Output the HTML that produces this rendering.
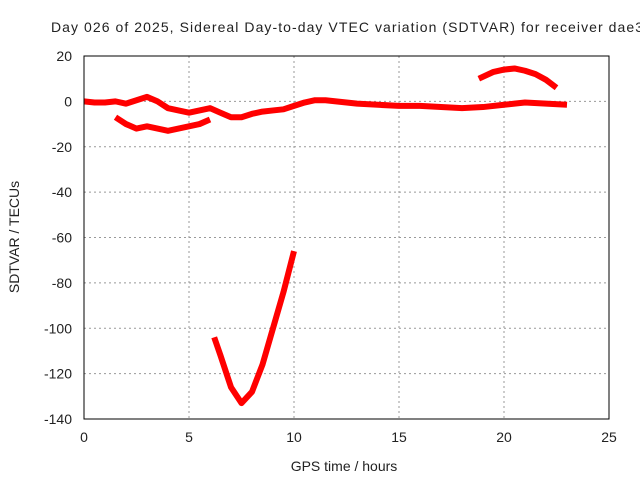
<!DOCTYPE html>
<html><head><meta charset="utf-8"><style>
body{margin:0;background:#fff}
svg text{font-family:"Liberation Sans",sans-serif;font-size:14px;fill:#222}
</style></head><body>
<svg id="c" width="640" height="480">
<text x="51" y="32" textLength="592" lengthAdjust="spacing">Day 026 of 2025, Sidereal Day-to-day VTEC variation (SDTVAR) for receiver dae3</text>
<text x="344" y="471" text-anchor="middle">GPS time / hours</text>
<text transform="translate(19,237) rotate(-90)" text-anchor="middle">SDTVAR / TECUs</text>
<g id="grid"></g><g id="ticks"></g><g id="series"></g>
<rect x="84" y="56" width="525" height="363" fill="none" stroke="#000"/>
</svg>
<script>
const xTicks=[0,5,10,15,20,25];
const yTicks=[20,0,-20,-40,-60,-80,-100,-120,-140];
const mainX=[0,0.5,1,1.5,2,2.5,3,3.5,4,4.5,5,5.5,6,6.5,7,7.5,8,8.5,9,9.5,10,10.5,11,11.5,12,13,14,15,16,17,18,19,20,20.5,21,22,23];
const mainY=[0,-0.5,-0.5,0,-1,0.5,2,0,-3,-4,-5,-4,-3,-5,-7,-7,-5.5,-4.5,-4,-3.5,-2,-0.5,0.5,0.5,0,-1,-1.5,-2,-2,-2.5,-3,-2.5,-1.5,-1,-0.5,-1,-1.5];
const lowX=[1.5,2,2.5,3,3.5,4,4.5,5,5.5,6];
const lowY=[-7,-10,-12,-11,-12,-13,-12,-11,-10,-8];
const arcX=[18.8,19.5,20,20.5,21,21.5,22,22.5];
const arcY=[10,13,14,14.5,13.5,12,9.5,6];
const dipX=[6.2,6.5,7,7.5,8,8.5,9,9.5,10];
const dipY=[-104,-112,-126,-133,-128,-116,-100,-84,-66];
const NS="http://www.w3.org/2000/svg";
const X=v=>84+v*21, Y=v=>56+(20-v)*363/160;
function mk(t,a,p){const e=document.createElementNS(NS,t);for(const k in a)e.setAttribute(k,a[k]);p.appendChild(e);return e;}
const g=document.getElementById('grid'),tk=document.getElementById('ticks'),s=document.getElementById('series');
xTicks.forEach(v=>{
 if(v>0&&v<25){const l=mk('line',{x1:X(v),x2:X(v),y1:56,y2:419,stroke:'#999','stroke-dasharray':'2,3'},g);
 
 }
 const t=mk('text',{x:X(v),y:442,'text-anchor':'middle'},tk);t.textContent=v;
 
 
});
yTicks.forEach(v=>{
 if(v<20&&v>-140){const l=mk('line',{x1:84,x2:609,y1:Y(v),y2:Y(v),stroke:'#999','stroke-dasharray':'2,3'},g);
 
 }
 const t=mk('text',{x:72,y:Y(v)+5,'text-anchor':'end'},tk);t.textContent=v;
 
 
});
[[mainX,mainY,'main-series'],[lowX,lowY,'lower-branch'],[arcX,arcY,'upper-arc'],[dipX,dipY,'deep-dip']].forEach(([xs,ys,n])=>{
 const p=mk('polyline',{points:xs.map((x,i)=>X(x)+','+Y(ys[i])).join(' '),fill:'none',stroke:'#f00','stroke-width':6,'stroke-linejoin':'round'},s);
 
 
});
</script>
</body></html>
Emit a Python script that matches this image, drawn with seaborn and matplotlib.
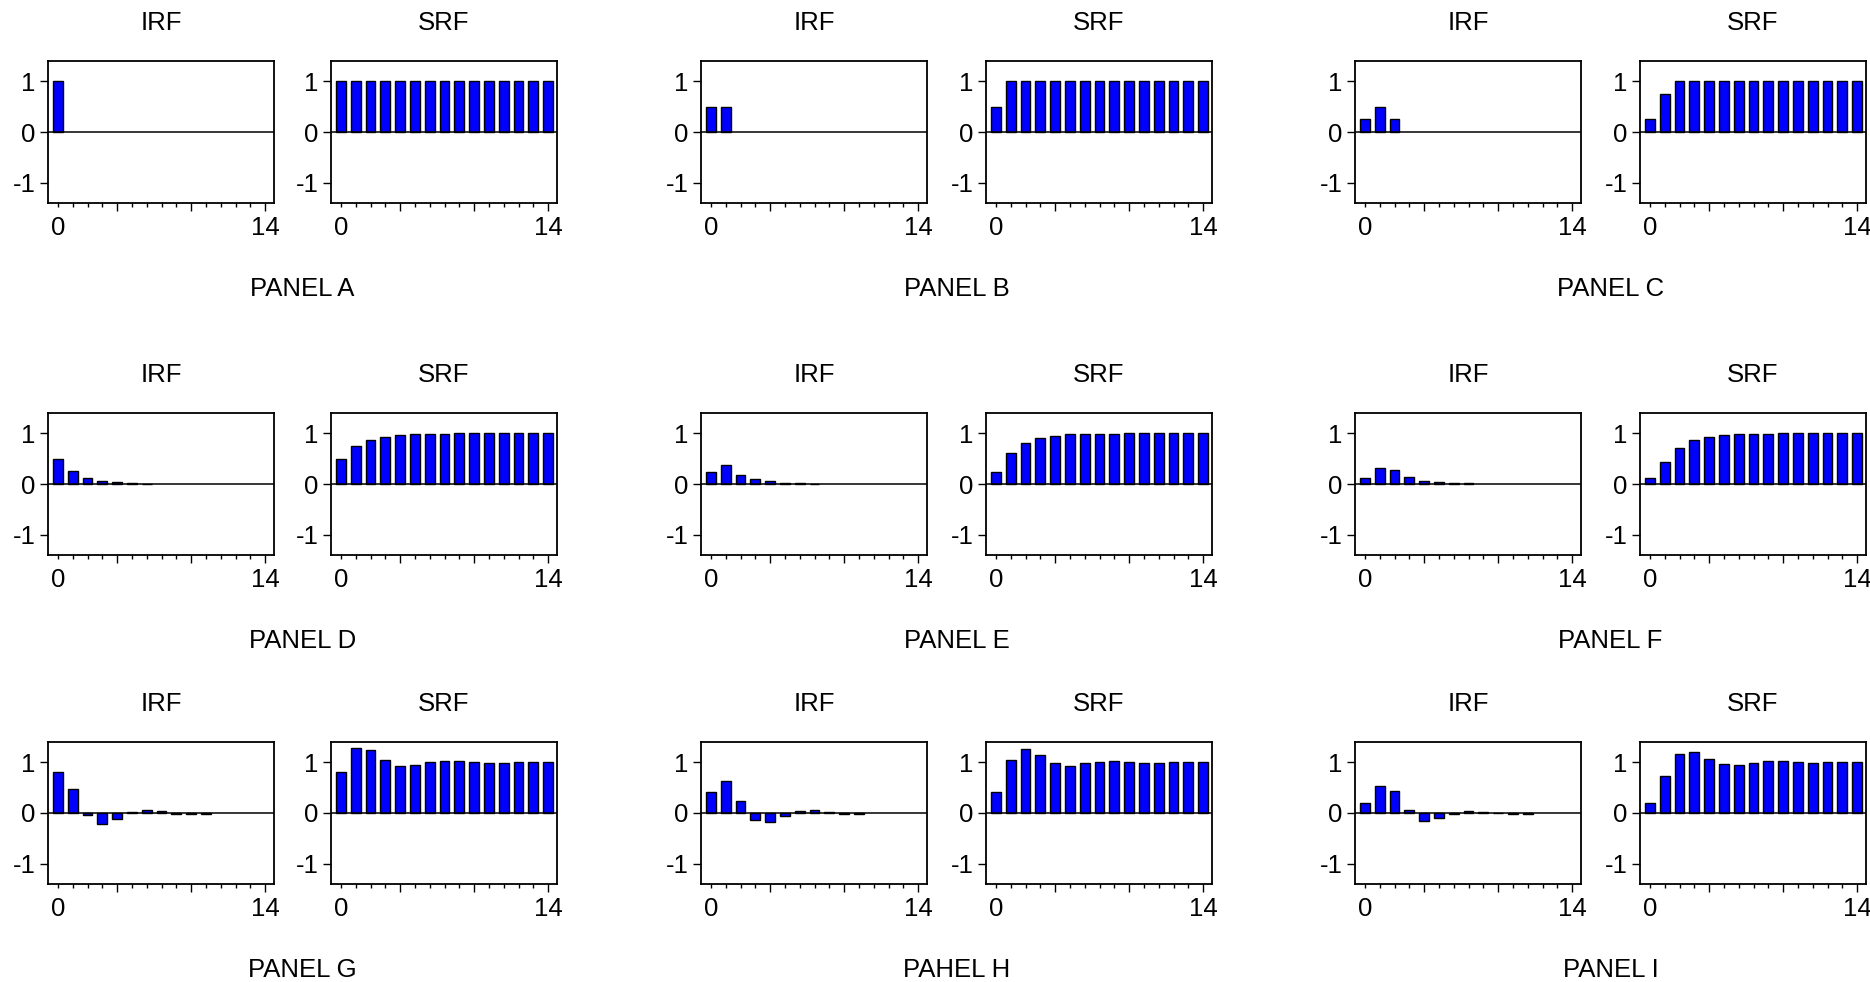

************

WHAT YOU SHOULD DO: Leave out the pictures and retype every line above exactly.

FINAL RESULT:
Output the HTML that produces this rendering.
<!DOCTYPE html>
<html><head><meta charset="utf-8"><style>
body{margin:0;background:#fff}
svg text{font-family:"Liberation Sans",sans-serif;font-size:14px;fill:#222}
</style></head><body>
<svg id="c" width="640" height="480">
<text x="51" y="32" textLength="592" lengthAdjust="spacing">Day 026 of 2025, Sidereal Day-to-day VTEC variation (SDTVAR) for receiver dae3</text>
<text x="344" y="471" text-anchor="middle">GPS time / hours</text>
<text transform="translate(19,237) rotate(-90)" text-anchor="middle">SDTVAR / TECUs</text>
<g id="grid"></g><g id="ticks"></g><g id="series"></g>
<rect x="84" y="56" width="525" height="363" fill="none" stroke="#000"/>
</svg>
<script>
const xTicks=[0,5,10,15,20,25];
const yTicks=[20,0,-20,-40,-60,-80,-100,-120,-140];
const mainX=[0,0.5,1,1.5,2,2.5,3,3.5,4,4.5,5,5.5,6,6.5,7,7.5,8,8.5,9,9.5,10,10.5,11,11.5,12,13,14,15,16,17,18,19,20,20.5,21,22,23];
const mainY=[0,-0.5,-0.5,0,-1,0.5,2,0,-3,-4,-5,-4,-3,-5,-7,-7,-5.5,-4.5,-4,-3.5,-2,-0.5,0.5,0.5,0,-1,-1.5,-2,-2,-2.5,-3,-2.5,-1.5,-1,-0.5,-1,-1.5];
const lowX=[1.5,2,2.5,3,3.5,4,4.5,5,5.5,6];
const lowY=[-7,-10,-12,-11,-12,-13,-12,-11,-10,-8];
const arcX=[18.8,19.5,20,20.5,21,21.5,22,22.5];
const arcY=[10,13,14,14.5,13.5,12,9.5,6];
const dipX=[6.2,6.5,7,7.5,8,8.5,9,9.5,10];
const dipY=[-104,-112,-126,-133,-128,-116,-100,-84,-66];
const NS="http://www.w3.org/2000/svg";
const X=v=>84+v*21, Y=v=>56+(20-v)*363/160;
function mk(t,a,p){const e=document.createElementNS(NS,t);for(const k in a)e.setAttribute(k,a[k]);p.appendChild(e);return e;}
const g=document.getElementById('grid'),tk=document.getElementById('ticks'),s=document.getElementById('series');
xTicks.forEach(v=>{
 if(v>0&&v<25){const l=mk('line',{x1:X(v),x2:X(v),y1:56,y2:419,stroke:'#999','stroke-dasharray':'2,3'},g);
 
 }
 const t=mk('text',{x:X(v),y:442,'text-anchor':'middle'},tk);t.textContent=v;
 
 
});
yTicks.forEach(v=>{
 if(v<20&&v>-140){const l=mk('line',{x1:84,x2:609,y1:Y(v),y2:Y(v),stroke:'#999','stroke-dasharray':'2,3'},g);
 
 }
 const t=mk('text',{x:72,y:Y(v)+5,'text-anchor':'end'},tk);t.textContent=v;
 
 
});
[[mainX,mainY,'main-series'],[lowX,lowY,'lower-branch'],[arcX,arcY,'upper-arc'],[dipX,dipY,'deep-dip']].forEach(([xs,ys,n])=>{
 const p=mk('polyline',{points:xs.map((x,i)=>X(x)+','+Y(ys[i])).join(' '),fill:'none',stroke:'#f00','stroke-width':6,'stroke-linejoin':'round'},s);
 
 
});
</script>
</body></html>
Emit a Python script that matches this image, drawn with seaborn and matplotlib.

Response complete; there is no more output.